Helena Handbasket

By Tivoli

Light bulb moments

Throughout that seemingly endless period spent applying for every job under the sun (with the notable exception of that dreadful card shop), I made a point of tweaking my CV and its covering letter to suit each application. I do not now recall why it was, when applying for a job updating landfill surveys, that I chose to include the fact that I am fun to work with, but I did.

Some people who choose to be the custodian of a smart little dog will give it a comfy bed, feed and water it, and walk it round the block twice a day so it can sniff the base of the local pillar-box. Others will engage with the dog, teach it little circus tricks and reward it for learning how to perform them. I believe that an engaged little dog will get more out of life. I believe the custodian will as well.

Exactly the same is true of those who choose to be custodians of powerful software. My line manager is rather enjoying having a team of staff to carry out dog-walking duties while he occupies himself devising new little circus tricks to streamline drawing office efficiency.
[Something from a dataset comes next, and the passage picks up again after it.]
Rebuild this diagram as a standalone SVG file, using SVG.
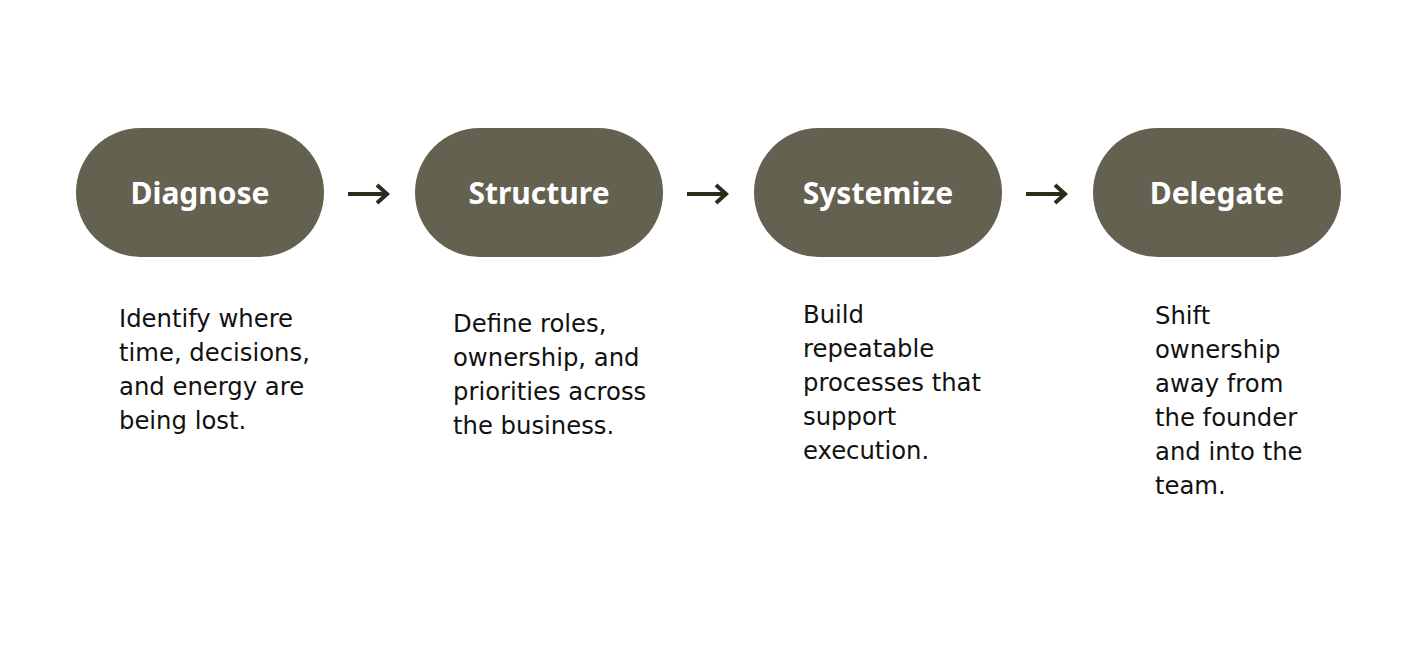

He also seems to enjoy having a similarly-minded staff member who will happily construct the little sequinned dog-outfits and conical hats with pom-poms on to make the performance that bit more attention-grabbing.

And so it was that yesterday morning I was summoned into a huddle round his desk to be shown a delightful new trick which will save the team the thankless task of sending out endless emails to people who aren't engaged enough to read them, notifying them of a re-issue of a standard and regularly updated drawing. But he wasn't happy with his graphic. It was a round red button. It would have looked great with PANIC written on it in yellow, but it wasn't a panic button. Neither was it an emergency power kill-switch, but it looked like one. He needed a graphic appropriate to its purpose. So he asked me to knock something up.

A hyperlink symbol was required and so I drew one, but it didn't result in a happy enough grin, so I drew another, which did.

Today I have been back on my mammoth project; the interactive drawing of all our sites around the country showing which functions are performed at each. My fun-loving manager decided that part of the interactivity should involve “on” lightbulbs in yellow and “off” lightbulbs in grey. He also rather fancied the idea of happy little faces in the yellow lightbulbs and sad little glummy ones in the grey ones.

I have made it and it works (the smileys and glummys are visible only to the drawing team, they are invisible to the printer). Line Manager's body-language is professionally discreet, but when he is happy his face lights up as obviously as a waggy tail.

At close of play today he apologised for having to send me an actual critical task which will take me away from the circus ring for a few hours tomorrow, but bread needs butter. I believe he was genuinely sorry about that.